Photo Courtesy of the Attorney General’s Office
Governor Cuomo has ordered a special prosecutor to investigate the claims made by four women against Eric Schneiderman.
By Michael V. Cusenza
Eric Schneiderman’s precipitous fall this week from the pinnacle of the progressive mountaintop to the basement of the political hall of shame was as swift as it was startling.
On Monday, The New Yorker published another scathing #MeToo movement exposé titled “Four Women Accuse New York’s Attorney General of Physical Abuse.”
Three hours after the story went public, Schneiderman announced his resignation.
“It’s been my great honor and privilege to serve as Attorney General for the people of the state of New York,” Schneiderman, 63, said in a statement. “In the last several hours, serious allegations, which I strongly contest, have been made against me.
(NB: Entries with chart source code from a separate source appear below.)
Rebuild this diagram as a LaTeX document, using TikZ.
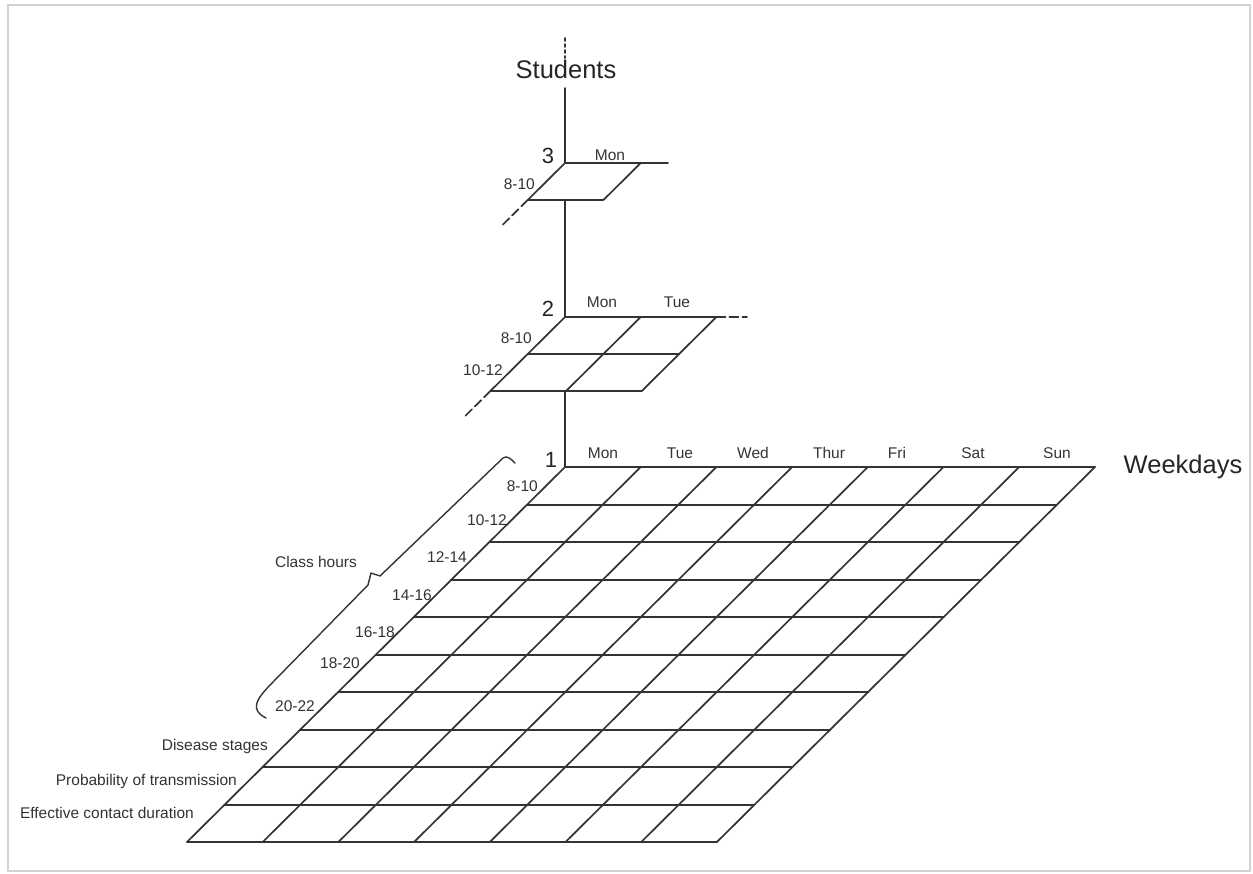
\documentclass[tikz,border=0pt]{standalone}
\usepackage{fontspec}
\setmainfont{Liberation Sans}
\begin{document}
\begin{tikzpicture}[x=1pt,y=-1pt,
  gl/.style={line width=1.7pt, draw=black!80, line cap=round, line join=round},
  dl/.style={gl, dash pattern=on 9pt off 4pt},
  sm/.style={font=\fontsize{15.5}{18}\selectfont, text=black!80, inner sep=0pt},
  big/.style={font=\fontsize{25.5}{30}\selectfont, text=black!85, inner sep=0pt},
  num/.style={font=\fontsize{22}{26}\selectfont, text=black!85, inner sep=0pt}]
\useasboundingbox (0,0) rectangle (1253,873);
\draw[gray!35, line width=2pt] (8,5) rectangle (1250,871);

% ---------- grid 1 (7 weekdays x 10 rows)
\foreach \y in {467,505,542,580,617,655,692,730,767,805,842}
  \draw[gl] ({565-(\y-467)*1.008},\y) -- ++(530,0);
\foreach \j in {0,...,7} \draw[gl] ({565+75.7*\j},467) -- ++(-378,375);

% ---------- grid 2 (2 x 2)
\foreach \y in {317,354,391}
  \draw[gl] ({565-(\y-317)*1.008},\y) -- ++(151.4,0);
\foreach \j in {0,1,2} \draw[gl] ({565+75.7*\j},317) -- ++(-74.6,74);
\draw[dl] (716.4,317) -- (747,317);
\draw[dl] (490.4,391) -- ++(-25,24.8);

% ---------- grid 3 (1 x 1)
\draw[gl] (565,163) -- (640.7,163) -- (603.4,200) -- (527.7,200) -- cycle;
\draw[gl] (640.7,163) -- (668,163);
\draw[dl] (527.7,200) -- ++(-25,24.8);

% ---------- students axis
\node[big, anchor=base] (students) at (566,78) {Students};
\coordinate (axtop) at (565,88);
\draw[gl] (axtop) -- (565,163);
\draw[gl] (565,200) -- (565,317);
\draw[gl] (565,391) -- (565,467);
\draw[gl, dash pattern=on 3pt off 3pt] (565,38) -- (565,58);

% ---------- axis labels
\node[big, anchor=base] (weekdays) at (1183,473) {Weekdays};
\node[num, anchor=base] (n3) at (548,163) {3};
\node[num, anchor=base] (n2) at (548,316) {2};
\node[num, anchor=base] (n1) at (551,467) {1};

% ---------- day headers
\foreach \d/\x in {Mon/603,Tue/680,Wed/753,Thur/829,Fri/897,Sat/973,Sun/1057}
  \node[sm, anchor=base] (h1-\d) at (\x,458) {\d};
\node[sm, anchor=base] (h2-Mon) at (602,307) {Mon};
\node[sm, anchor=base] (h2-Tue) at (677,307) {Tue};
\node[sm, anchor=base] (h3-Mon) at (610,160) {Mon};

% ---------- row labels grid 1
\foreach \t/\x/\y [count=\k] in {8-10/538/491,10-12/507/525,12-14/467/562,14-16/432/600,16-18/395/637,18-20/360/668,20-22/315/711}
  \node[sm, anchor=base east] (r1-\k) at (\x,\y) {\t};
\node[sm, anchor=base east] (r1-ds) at (268,750) {Disease stages};
\node[sm, anchor=base east] (r1-pt) at (237,785) {Probability of transmission};
\node[sm, anchor=base east] (r1-ec) at (194,818) {Effective contact duration};

% ---------- row labels grids 2 and 3
\node[sm, anchor=base east] (r2-1) at (532,343) {8-10};
\node[sm, anchor=base east] (r2-2) at (503,375) {10-12};
\node[sm, anchor=base east] (r3-1) at (535,189) {8-10};

% ---------- class hours brace
\draw[gl, line width=1.4pt] (266,718) .. controls (250,710) and (255,700) .. (273,682)
  -- (368,585) -- (371,573) -- (380,576) -- (503,458)
  .. controls (507,455) and (511,459) .. (515,463);
\node[sm, anchor=base] (classhours) at (316,567) {Class hours};
\end{tikzpicture}
\end{document}
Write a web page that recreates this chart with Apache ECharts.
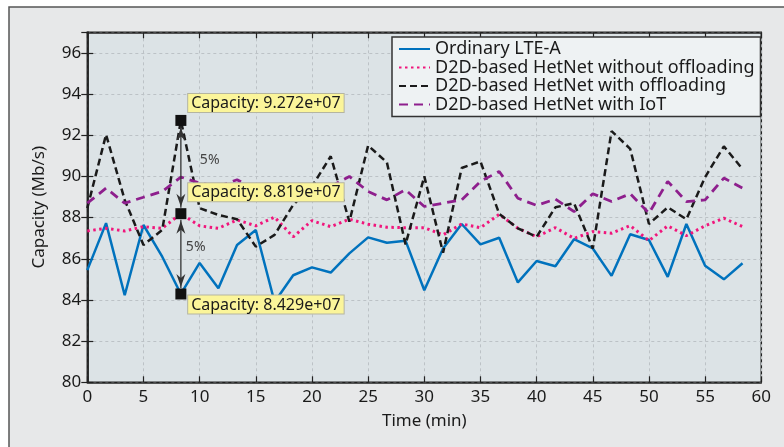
<!DOCTYPE html>
<html>
<head>
<meta charset="utf-8">
<script src="https://cdn.jsdelivr.net/npm/echarts@6/dist/echarts.min.js"></script>
<style>
html,body{margin:0;padding:0;background:#ffffff;}
#chart{width:784px;height:447px;}
</style>
</head>
<body>
<div id="chart"></div>
<script>
// ---- data ----
var timeMin = [0, 1.67, 3.33, 5, 6.67, 8.33, 10, 11.67, 13.33, 15, 16.67, 18.33, 20, 21.67, 23.33, 25, 26.67, 28.33,
  30, 31.67, 33.33, 35, 36.67, 38.33, 40, 41.67, 43.33, 45, 46.67, 48.33, 50, 51.67, 53.33, 55, 56.67, 58.33];
var ordinaryLTE = [85.45, 87.73, 84.23, 87.64, 86.1, 84.29, 85.8, 84.57, 86.67, 87.4, 83.9, 85.2, 85.58, 85.33, 86.26, 87.04, 86.78, 86.88,
  84.47, 86.5, 87.69, 86.7, 87.02, 84.85, 85.89, 85.64, 86.95, 86.5, 85.17, 87.19, 86.91, 85.12, 87.69, 85.66, 85.0, 85.78];
var d2dNoOffload = [87.35, 87.48, 87.35, 87.56, 87.48, 88.19, 87.6, 87.48, 87.89, 87.6, 88.02, 87.07, 87.85, 87.56, 87.92, 87.68, 87.53, 87.51,
  87.51, 87.16, 87.69, 87.51, 88.16, 87.48, 87.07, 87.51, 86.99, 87.32, 87.24, 87.61, 86.88, 87.6, 87.12, 87.6, 87.97, 87.56];
var d2dOffload = [88.46, 92.03, 88.86, 86.67, 87.4, 92.72, 88.46, 88.13, 87.92, 86.59, 87.16, 88.62, 89.51, 90.98, 87.8, 91.5, 90.68, 86.7,
  90.0, 86.29, 90.41, 90.73, 88.18, 87.48, 87.07, 88.5, 88.7, 86.5, 92.2, 91.34, 87.69, 88.5, 87.92, 89.97, 91.46, 90.36];
var d2dIoT = [88.7, 89.43, 88.7, 88.99, 89.27, 89.97, 89.68, 89.51, 89.84, 89.35, 89.43, 89.1, 89.6, 89.51, 90.0, 89.27, 88.86, 89.35,
  88.54, 88.7, 88.86, 89.76, 90.24, 88.94, 88.59, 88.9, 88.29, 89.16, 88.78, 89.16, 88.21, 89.76, 88.78, 88.86, 89.92, 89.43];
var seriesNames = ['Ordinary LTE-A', 'D2D-based HetNet without offloading', 'D2D-based HetNet with offloading', 'D2D-based HetNet with IoT'];
var xTicks = [0, 5, 10, 15, 20, 25, 30, 35, 40, 45, 50, 55, 60];
var yTicks = [80, 82, 84, 86, 88, 90, 92, 94, 96];
// data tips
var tipX = [8.33, 8.33, 8.33];
var tipY = [92.72, 88.19, 84.29];
var tipText = ['Capacity: 9.272e+07', 'Capacity: 8.819e+07', 'Capacity: 8.429e+07'];
var gapText = ['5%', '5%'];

function pairs(ys){ return ys.map(function(v,i){ return [timeMin[i], v]; }); }

var FONT = 'Noto Sans';
var chart = echarts.init(document.getElementById('chart'), null, {renderer:'canvas'});

var labelOffsets = [[12.8, -21], [12.8, -25], [12.8, 7]];
var markPts = tipX.map(function(x, i){
  return {
    coord: [x, tipY[i]],
    symbol: 'rect', symbolSize: 11,
    itemStyle: {color: '#111111'},
    label: {
      show: true, formatter: tipText[i], position: labelOffsets[i],
      align: 'left', verticalAlign: 'top',
      fontFamily: FONT, fontSize: 16, color: '#1a1a1a',
      backgroundColor: '#fbf59a', borderColor: '#b5b5a0', borderWidth: 1,
      padding: [1, 3, 0, 3], lineHeight: 17
    }
  };
});
var gapOffsets = [[19, -14], [5, -14]];
gapText.forEach(function(t, i){
  markPts.push({
    coord: [tipX[i], (tipY[i] + tipY[i+1]) / 2],
    symbol: 'circle', symbolSize: 0,
    label: {show: true, formatter: t, position: gapOffsets[i], align: 'left', verticalAlign: 'top',
      fontFamily: FONT, fontSize: 14, color: '#444444'}
  });
});

var option = {
  animation: false,
  backgroundColor: '#ffffff',
  graphic: [{
    id: 'frame', type: 'rect', z: -10, silent: true,
    shape: {x: 9, y: 7, width: 800, height: 460},
    style: {fill: '#e7e8e9', stroke: '#555555', lineWidth: 1.5}
  }],
  grid: {left: 87.3, right: 22.7, top: 32.3, bottom: 64.7, show: true,
    backgroundColor: '#dce3e6', borderColor: '#222222', borderWidth: 1.5},
  legend: {
    orient: 'vertical', left: 392, top: 37,
    data: seriesNames,
    backgroundColor: '#eef2f3', borderColor: '#333333', borderWidth: 1.5,
    padding: [3, 6, 3, 6], itemGap: 0.5,
    itemWidth: 31, itemHeight: 14,
    itemStyle: {opacity: 0},
    textStyle: {fontFamily: FONT, fontSize: 18, color: '#1a1a1a', lineHeight: 18}
  },
  xAxis: [{
    type: 'value', min: 0, max: 60, interval: 5,
    name: 'Time (min)', nameLocation: 'middle', nameGap: 30,
    nameTextStyle: {fontFamily: FONT, fontSize: 17, color: '#1a1a1a'},
    axisLine: {show: true, onZero: false, lineStyle: {color: '#222222', width: 1.5}},
    axisTick: {show: true, inside: true, length: 6, lineStyle: {color: '#222222', width: 1.2}},
    axisLabel: {fontFamily: FONT, fontSize: 17, color: '#1a1a1a', margin: 6},
    splitLine: {show: true, lineStyle: {color: '#bcc2c6', type: [3, 3], width: 1}}
  }, {
    type: 'value', min: 0, max: 60, interval: 5, position: 'top',
    axisLine: {show: true, lineStyle: {color: '#222222', width: 1.5}},
    axisTick: {show: true, inside: true, length: 6, lineStyle: {color: '#222222', width: 1.2}},
    axisLabel: {show: false}, splitLine: {show: false}
  }],
  yAxis: [{
    type: 'value', min: 80, max: 97, interval: 2,
    name: 'Capacity (Mb/s)', nameLocation: 'middle', nameGap: 40, nameRotate: 90,
    nameTextStyle: {fontFamily: FONT, fontSize: 17, color: '#1a1a1a'},
    axisLine: {show: true, onZero: false, lineStyle: {color: '#222222', width: 1.5}},
    axisTick: {show: true, inside: true, length: 6, lineStyle: {color: '#222222', width: 1.2}},
    axisLabel: {fontFamily: FONT, fontSize: 17, color: '#1a1a1a', margin: 6, showMaxLabel: false},
    splitLine: {show: true, lineStyle: {color: '#bcc2c6', type: [3, 3], width: 1}}
  }, {
    type: 'value', min: 80, max: 97, interval: 2, position: 'right',
    axisLine: {show: true, lineStyle: {color: '#222222', width: 1.5}},
    axisTick: {show: true, inside: true, length: 6, lineStyle: {color: '#222222', width: 1.2}},
    axisLabel: {show: false}, splitLine: {show: false}
  }],
  series: [
    {name: seriesNames[0], type: 'line', data: pairs(ordinaryLTE), symbol: 'none', z: 3,
      lineStyle: {color: '#0072bd', width: 2.5, type: 'solid'}, itemStyle: {color: '#0072bd'}},
    {name: seriesNames[1], type: 'line', data: pairs(d2dNoOffload), symbol: 'none', z: 3,
      lineStyle: {color: '#f0167c', width: 3, type: [2.5, 3.5]}, itemStyle: {color: '#f0167c'}},
    {name: seriesNames[2], type: 'line', data: pairs(d2dOffload), symbol: 'none', z: 3,
      lineStyle: {color: '#1a1a1a', width: 2.5, type: [7, 4]}, itemStyle: {color: '#1a1a1a'}},
    {name: seriesNames[3], type: 'line', data: pairs(d2dIoT), symbol: 'none', z: 3,
      lineStyle: {color: '#8e1f8d', width: 2.8, type: [9, 6]}, itemStyle: {color: '#8e1f8d'}},
    {name: 'annotations', type: 'line', data: [], z: 10, silent: true,
      markPoint: {silent: true, animation: false, data: markPts}
    }
  ]
};
chart.setOption(option);

// arrows between data tips, positioned through the chart's own scales
(function(){
  var p = tipX.map(function(x, i){ return chart.convertToPixel({gridIndex: 0}, [x, tipY[i]]); });
  var els = [];
  var half = 6, L = 13, W = 4.5, N = 9;
  function head(x, tipYp, dir, id){
    return {id: id, type: 'polygon', z: 9, silent: true,
      shape: {points: [[x, tipYp], [x - W, tipYp - dir * L], [x, tipYp - dir * N], [x + W, tipYp - dir * L]]},
      style: {fill: '#333333'}};
  }
  for (var s = 0; s < 2; s++) {
    var a = p[s], b = p[s + 1];
    els.push({id: 'ln' + s, type: 'line', z: 9, silent: true,
      shape: {x1: a[0], y1: a[1] + half, x2: b[0], y2: b[1] - half},
      style: {stroke: '#333333', lineWidth: 1.3}});
    els.push(head(a[0], a[1] + half + 1, -1, 'hu' + s));
    els.push(head(b[0], b[1] - half - 1, 1, 'hd' + s));
  }
  chart.setOption({graphic: els});
})();
</script>
</body>
</html>
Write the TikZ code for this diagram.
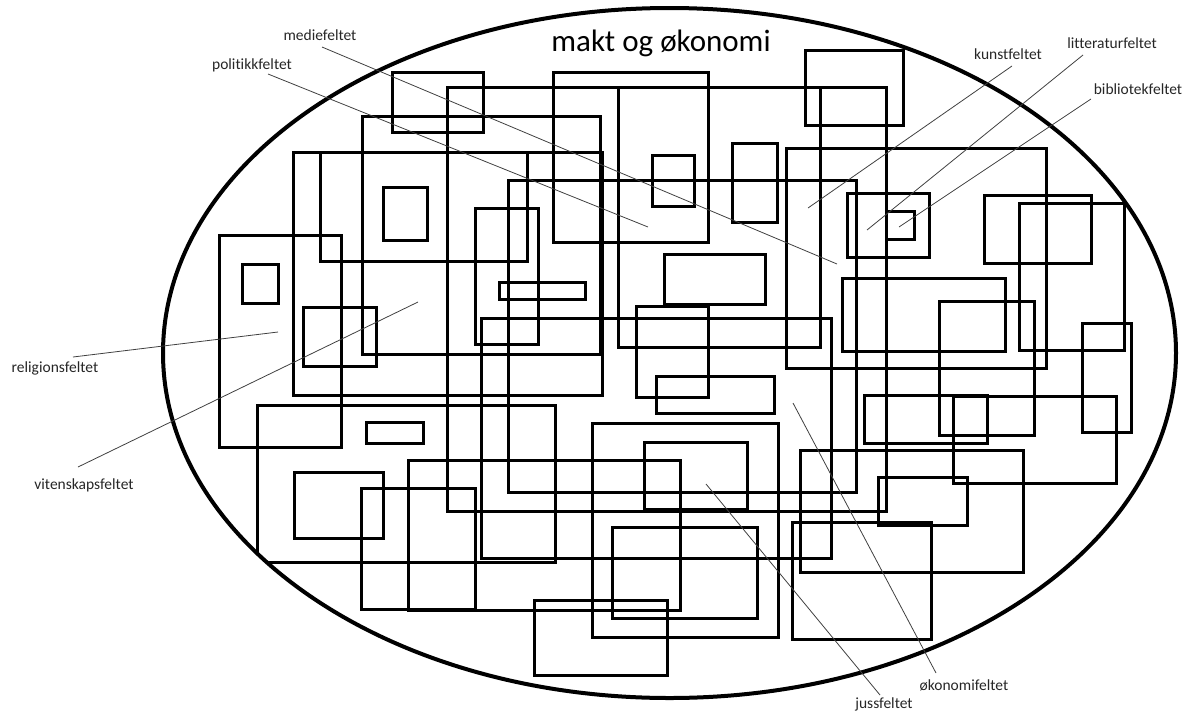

While these allegations are unrelated to my professional conduct or the operations of the office, they will effectively prevent me from leading the office’s work at this critical time.”
In The New Yorker story, four women with whom Schneiderman “has had romantic relationships or encounters” accuse him of “having subjected them to nonconsensual physical violence.”
Governor Andrew Cuomo, who came into office with Schneiderman in 2011, almost immediately called for him to step down, citing the “damning pattern of facts and corroboration laid out in the article.”
“No one is above the law, including New York’s top legal officer,” Cuomo added.
Mayor Bill de Blasio on Tuesday called the story a “horrible shock.”
“What we saw yesterday evening was absolutely disgusting. The Attorney General of our state, accused of doing things that no one should ever do, let alone someone involved in law enforcement,” Hizzoner added. “And I think like so many people in this city, first hearing there was an article and then, finally, when I finally was able to break from my schedule and read the article, I was horrified – page after page about worse and worse and worse, and it was horrifying, and it was disgusting, and it was unacceptable in every way. Thank God he resigned quickly and didn’t put this state through a nightmare.”
Cuomo on Tuesday appointed Nassau County District Attorney Madeline Singas special prosecutor “to investigate, and if warranted, prosecute, any and all matters concerning the public allegations against Mr. Schneiderman, as reflected in The New Yorker article…as well as any matters that may arise from this investigation.”
Singas is the former head of the Special Victims’ Bureau at the Nassau County District Attorney’s Office and the founding member of the Domestic Violence Bureau at the Queens DA’s Office.
State Solicitor General Barbara Underwood is now the acting Attorney General.
“I am honored to serve the people of New York as acting Attorney General,” she said. “The work of this office is critically important. Our office has never been stronger, and this extraordinarily talented, dedicated, and tireless team of public servants will ensure that our work continues without interruption.”
The State Senate and Assembly will choose Schneiderman’s permanent replacement, though no schedule for a vote has been made public.
State Sen. Joe Addabbo, Jr. (D-Howard Beach), who served with Schneiderman when the latter represented parts of Manhattan in the Upper Chamber, said his former colleague did the right thing by resigning quickly. Addabbo also applauded “the brave women for coming forward with their stories because these actions are not tolerable from a public servant. I always believed elected officials should be held to a higher ethical standard.”